陸江初曾經刻意遺忘那段歲月,但是有些東西,你越壓抑它,它在爆發的時候便會更加變本加厲。
那些被陸江初刻意忘記的記憶和情緒,就在這一個吹着海風的凌晨,瞬間如同火山爆發般噴涌而出,帶着過於熾熱的溫度,燙傷了陸江初的情緒。
她感覺,自己只有一部分,是遊離在真實的世界中的,她並沒有把全然的自己,全都與回憶和內在世界相接觸。
所以在李朝說了那一聲“action”之後,陸江初立馬進入了狀態。
可能因爲亞平寧半島天氣的原因,或者是海洋洋流的影響,此刻溫度再次下降。
爲了不讓自己說話時有白色的霧氣,陸江初和傅長嶙都在嘴裏含了冰塊。
這讓寒冷變本加厲地肆虐起來。
縱然是如此惡劣的環境,陸江初最終還是表現得很好。
她和傅長嶙同抽一支菸,彼此的手拉着對方,目光卻都看向海面。
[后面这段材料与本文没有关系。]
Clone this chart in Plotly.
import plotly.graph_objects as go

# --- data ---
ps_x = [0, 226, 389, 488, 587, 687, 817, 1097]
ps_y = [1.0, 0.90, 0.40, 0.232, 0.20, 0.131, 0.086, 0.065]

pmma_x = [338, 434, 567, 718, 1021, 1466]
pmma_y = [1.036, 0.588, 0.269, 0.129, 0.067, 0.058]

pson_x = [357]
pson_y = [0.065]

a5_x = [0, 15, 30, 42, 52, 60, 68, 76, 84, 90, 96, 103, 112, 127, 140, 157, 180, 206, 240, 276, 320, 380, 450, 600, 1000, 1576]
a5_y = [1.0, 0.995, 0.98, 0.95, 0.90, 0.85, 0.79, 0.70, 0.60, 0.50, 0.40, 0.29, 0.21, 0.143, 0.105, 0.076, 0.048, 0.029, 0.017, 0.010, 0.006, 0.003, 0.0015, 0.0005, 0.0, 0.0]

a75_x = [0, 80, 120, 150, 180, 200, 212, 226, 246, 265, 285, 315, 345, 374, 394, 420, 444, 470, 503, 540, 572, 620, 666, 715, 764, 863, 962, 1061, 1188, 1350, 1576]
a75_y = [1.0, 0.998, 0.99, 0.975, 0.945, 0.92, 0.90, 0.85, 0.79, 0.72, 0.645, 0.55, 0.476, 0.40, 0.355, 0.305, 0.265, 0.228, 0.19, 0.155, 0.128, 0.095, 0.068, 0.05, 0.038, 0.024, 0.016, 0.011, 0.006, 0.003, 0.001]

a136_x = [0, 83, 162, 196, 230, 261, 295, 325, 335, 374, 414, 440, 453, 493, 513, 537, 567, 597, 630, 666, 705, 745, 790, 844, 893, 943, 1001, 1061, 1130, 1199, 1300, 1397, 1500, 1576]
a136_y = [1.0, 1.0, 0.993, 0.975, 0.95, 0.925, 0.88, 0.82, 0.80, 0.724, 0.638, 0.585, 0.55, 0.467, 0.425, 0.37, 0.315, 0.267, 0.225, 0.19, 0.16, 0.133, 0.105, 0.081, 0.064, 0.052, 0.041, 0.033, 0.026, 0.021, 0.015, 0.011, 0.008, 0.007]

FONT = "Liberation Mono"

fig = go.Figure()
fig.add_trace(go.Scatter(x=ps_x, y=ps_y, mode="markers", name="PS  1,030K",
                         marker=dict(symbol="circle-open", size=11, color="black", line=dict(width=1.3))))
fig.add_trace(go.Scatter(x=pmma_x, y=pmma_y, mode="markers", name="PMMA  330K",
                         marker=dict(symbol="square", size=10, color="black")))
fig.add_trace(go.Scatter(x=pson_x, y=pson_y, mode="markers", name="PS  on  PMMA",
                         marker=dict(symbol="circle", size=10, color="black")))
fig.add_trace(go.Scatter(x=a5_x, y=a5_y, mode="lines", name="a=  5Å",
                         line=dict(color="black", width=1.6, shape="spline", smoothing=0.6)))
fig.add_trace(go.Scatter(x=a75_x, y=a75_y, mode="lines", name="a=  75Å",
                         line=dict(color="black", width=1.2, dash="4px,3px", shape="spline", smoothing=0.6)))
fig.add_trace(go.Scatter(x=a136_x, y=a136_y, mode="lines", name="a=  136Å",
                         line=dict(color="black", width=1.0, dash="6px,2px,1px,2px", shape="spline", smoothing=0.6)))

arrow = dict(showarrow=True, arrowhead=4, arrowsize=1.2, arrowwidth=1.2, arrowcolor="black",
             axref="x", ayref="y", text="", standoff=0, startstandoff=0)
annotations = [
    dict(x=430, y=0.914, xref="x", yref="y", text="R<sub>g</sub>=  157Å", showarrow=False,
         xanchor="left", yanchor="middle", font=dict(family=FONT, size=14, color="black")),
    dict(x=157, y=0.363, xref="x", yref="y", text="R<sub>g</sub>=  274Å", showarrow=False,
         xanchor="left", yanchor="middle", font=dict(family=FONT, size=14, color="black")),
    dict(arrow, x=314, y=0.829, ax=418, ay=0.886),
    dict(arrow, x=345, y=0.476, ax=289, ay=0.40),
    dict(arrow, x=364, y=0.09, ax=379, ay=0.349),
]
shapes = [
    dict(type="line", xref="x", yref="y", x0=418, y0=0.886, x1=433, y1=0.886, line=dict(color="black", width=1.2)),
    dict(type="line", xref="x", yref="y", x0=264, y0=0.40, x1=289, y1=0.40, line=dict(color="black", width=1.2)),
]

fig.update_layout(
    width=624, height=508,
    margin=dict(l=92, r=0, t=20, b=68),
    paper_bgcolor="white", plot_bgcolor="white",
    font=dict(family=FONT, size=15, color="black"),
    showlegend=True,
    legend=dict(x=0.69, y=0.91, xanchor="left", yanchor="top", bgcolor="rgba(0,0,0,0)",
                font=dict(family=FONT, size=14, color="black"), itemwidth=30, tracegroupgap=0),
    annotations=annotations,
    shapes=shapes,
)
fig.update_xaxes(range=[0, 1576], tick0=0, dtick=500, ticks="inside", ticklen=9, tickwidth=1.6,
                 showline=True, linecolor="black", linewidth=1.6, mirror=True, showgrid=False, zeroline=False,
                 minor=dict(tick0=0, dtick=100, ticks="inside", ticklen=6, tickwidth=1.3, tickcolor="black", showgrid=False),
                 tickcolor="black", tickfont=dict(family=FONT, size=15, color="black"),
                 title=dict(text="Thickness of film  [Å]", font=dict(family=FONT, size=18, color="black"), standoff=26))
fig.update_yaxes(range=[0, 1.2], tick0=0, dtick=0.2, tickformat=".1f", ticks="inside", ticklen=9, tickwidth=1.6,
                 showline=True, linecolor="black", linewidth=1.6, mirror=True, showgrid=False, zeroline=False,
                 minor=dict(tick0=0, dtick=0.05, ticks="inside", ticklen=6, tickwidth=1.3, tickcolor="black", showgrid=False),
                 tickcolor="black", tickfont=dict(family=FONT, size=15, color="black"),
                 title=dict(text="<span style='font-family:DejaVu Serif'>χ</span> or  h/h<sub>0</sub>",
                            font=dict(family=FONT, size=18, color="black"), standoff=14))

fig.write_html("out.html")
時不時地說一兩句自己的想法,兩個人看上去都有些漫不經心,似乎只是閒談。
但當你拉近鏡頭的時候,便會看到他們目光中,閃爍着的堅持和改變世界的慾望。
李朝看着這一幕,突然想起自己曾經年少時,和朋友談天說地的時光,想起青年時在異國艱難求學的歲月。
他明白自己是太入戲了。
陸江初和傅長嶙果然演得很好,他們表演的時候,你很難去感嘆什麼,只會感覺這就是本來的狀態,此時此刻的他們就是角色本身。
而周圍的工作人員,收音的、拍攝的,都只是看着別人閒談的旁觀者罷了。
他們的姿態那樣的自由,那樣的無畏。
他們分享同一支菸的時候,如同在分享同一個夢想。
他們有青年人的頹廢,也有少年者的向上。
如果說之前的情節中,大部分時候表現的是這兩個角色絕佳的醫療能力,有一點把他們捧上神壇的意思。
但是這一幕,卻表現了他們彼此屬於普通人的一面。
會覺得辛苦、會感到畏懼、會畏縮不前、會選擇逃避、會胡思亂想、會突發奇想……
正是這些細碎但是真實的缺點,正是這些大家身上都存在的人類的缺陷,讓他們變得更加真實,讓他們走下神壇,讓他們真正的以平等的姿態和觀衆相處。
這一場戲剛好是一支菸的時間。
陸江初吸了最後一口,隨後將菸頭隔了幾米遠投入垃圾桶。